In the face of the systematic inhumanity of his regime, Europe has turned a blind eye. Even worse, the EU has in recent months decided on a new development aid package to Eritrea, worth over €300m. The argument is that financial support will help stem the flow of asylum seekers pouring out of the country. But it is not likely to work like that. Rather, the aid will first feed the cynicism of a dictatorial system only too happy to feel vindicated in its twisted assertion that Eritreans are migrating for predominantly economic reasons, not political ones. Second, such a policy does nothing to relieve those who so desperately need urgent help. Europe is not only compromising its own values by turning a blind eye to tyranny, it is rewarding a regime with aid instead of thinking strategically.

Any reading of the UN report should tear down this convenient myth. The EU must base its action not on wishful thinking but on the report’s core conclusion, which is that crimes against humanity may be being committed in Eritrea.
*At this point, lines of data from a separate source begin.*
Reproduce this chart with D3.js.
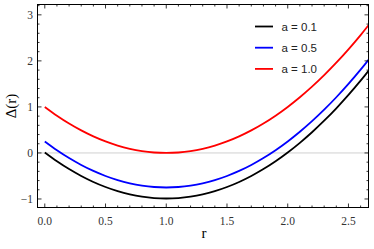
<!DOCTYPE html>
<html><head><meta charset="utf-8">
<script src="https://cdn.jsdelivr.net/npm/d3@7"></script>
<style>body{margin:0;background:#fff}svg{display:block}.sf{font-family:"Liberation Serif","Tinos","Times New Roman","DejaVu Serif",serif}.ss{font-family:"Liberation Sans",Arimo,Arial,sans-serif}</style>
</head><body>
<script>
const rValues = [0,0.1,0.2,0.3,0.4,0.5,0.6,0.7,0.8,0.9,1.0,1.1,1.2,1.3,1.4,1.5,1.6,1.7,1.8,1.9,2.0,2.1,2.2,2.3,2.4,2.5,2.6,2.7];
const deltaA01 = [0.01,-0.18,-0.35,-0.50,-0.63,-0.74,-0.83,-0.90,-0.95,-0.98,-0.99,-0.98,-0.95,-0.90,-0.83,-0.74,-0.63,-0.50,-0.35,-0.18,0.01,0.22,0.45,0.70,0.97,1.26,1.57,1.90];
const deltaA05 = [0.25,0.06,-0.11,-0.26,-0.39,-0.50,-0.59,-0.66,-0.71,-0.74,-0.75,-0.74,-0.71,-0.66,-0.59,-0.50,-0.39,-0.26,-0.11,0.06,0.25,0.46,0.69,0.94,1.21,1.50,1.81,2.14];
const deltaA10 = [1.00,0.81,0.64,0.49,0.36,0.25,0.16,0.09,0.04,0.01,0.00,0.01,0.04,0.09,0.16,0.25,0.36,0.49,0.64,0.81,1.00,1.21,1.44,1.69,1.96,2.25,2.56,2.89];
const seriesNames = ["a = 0.1","a = 0.5","a = 1.0"];
const seriesColors = ["#000000","#0000ff","#ff0000"];
const xTicks = [0,0.5,1.0,1.5,2.0,2.5];
const yTicks = [-1,0,1,2,3];

const W=374,H=249;
const L=37.5,R=368.5,T=4.5,B=207.5;
const svg=d3.select("body").append("svg").attr("width",W).attr("height",H);
const x=d3.scaleLinear().domain([-0.06,2.665]).range([L,R]);
const y=d3.scaleLinear().domain([-1.185,3.225]).range([B,T]);

svg.append("defs").append("clipPath").attr("id","c").append("rect")
  .attr("x",L).attr("y",T).attr("width",R-L).attr("height",B-T);

svg.append("line").attr("x1",L).attr("x2",R).attr("y1",y(0)).attr("y2",y(0))
  .attr("stroke","#d0d0d0").attr("stroke-width",1);

const series=[deltaA01,deltaA05,deltaA10];
const line=d3.line().x((d,i)=>x(rValues[i])).y(d=>y(d)).curve(d3.curveCatmullRom);
const g=svg.append("g").attr("clip-path","url(#c)");
series.forEach((s,k)=>{
  g.append("path").datum(s).attr("d",line).attr("fill","none")
   .attr("stroke",seriesColors[k]).attr("stroke-width",1.8);
});

svg.append("rect").attr("x",L).attr("y",T).attr("width",R-L).attr("height",B-T)
  .attr("fill","none").attr("stroke","#000").attr("stroke-width",1);

const minorX=d3.range(0,27).map(i=>i*0.1).filter(v=>x(v)<R-0.5);
const minorY=d3.range(-5,17).map(i=>i*0.2);
const tg=svg.append("g").attr("stroke","#000").attr("stroke-width",0.8);
minorX.forEach(v=>{
  const major=xTicks.some(t=>Math.abs(t-v)<1e-6);
  const len=major?4:2;
  tg.append("line").attr("x1",x(v)).attr("x2",x(v)).attr("y1",B).attr("y2",B-len);
  tg.append("line").attr("x1",x(v)).attr("x2",x(v)).attr("y1",T).attr("y2",T+len);
});
minorY.filter(v=>y(v)>T&&y(v)<B).forEach(v=>{
  const major=yTicks.some(t=>Math.abs(t-v)<1e-6);
  const len=major?4:2;
  tg.append("line").attr("y1",y(v)).attr("y2",y(v)).attr("x1",L).attr("x2",L+len);
  tg.append("line").attr("y1",y(v)).attr("y2",y(v)).attr("x1",R).attr("x2",R-len);
});

svg.append("g").selectAll("text").data(xTicks).join("text").attr("class","sf")
  .attr("x",d=>x(d)).attr("y",225).attr("text-anchor","middle")
  .attr("font-size",11.5).attr("fill","#333")
  .text(d=>d3.format(".1f")(d));
svg.append("g").selectAll("text").data(yTicks).join("text").attr("class","sf")
  .attr("x",33).attr("y",d=>y(d)+4).attr("text-anchor","end")
  .attr("font-size",11.5).attr("fill","#333")
  .text(d=>d<0?"\u2212"+Math.abs(d):d);

svg.append("text").attr("class","sf").attr("x",204).attr("y",238).attr("text-anchor","middle")
  .attr("font-size",15).text("r");
svg.append("text").attr("class","sf").attr("transform","translate(16,106) rotate(-90)").attr("text-anchor","middle")
  .attr("font-size",15).text("\u0394(r)");

const lg=svg.append("g");
seriesNames.forEach((n,k)=>{
  const yy=26.5+k*21.2;
  lg.append("line").attr("x1",255).attr("x2",273).attr("y1",yy).attr("y2",yy)
    .attr("stroke",seriesColors[k]).attr("stroke-width",1.8);
  lg.append("text").attr("class","ss").attr("x",281.5).attr("y",yy+4)
    .attr("font-size",11.5).attr("fill","#222").text(n);
});
</script>
</body></html>
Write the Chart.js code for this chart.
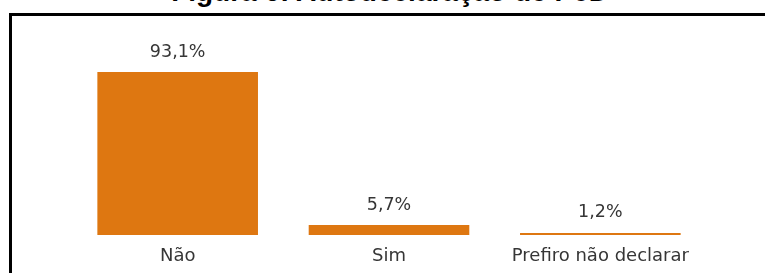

This means that European governments, including the UK’s, that have tried to cast Eritreans as economic migrants, must seriously consider changing course. If Eritreans are fleeing persecution, Europe’s obligation is to be open to them, not to retreat behind false representations. If aid is to be delivered, it must come with strict obligations attached. There may be no easy solution to Eritrea’s domestic situation, but the very least one should expect from Europe is to recognise the facts: it is a totalitarian state whose refugees are not, or not only, in search of work but who are fleeing a very real terror.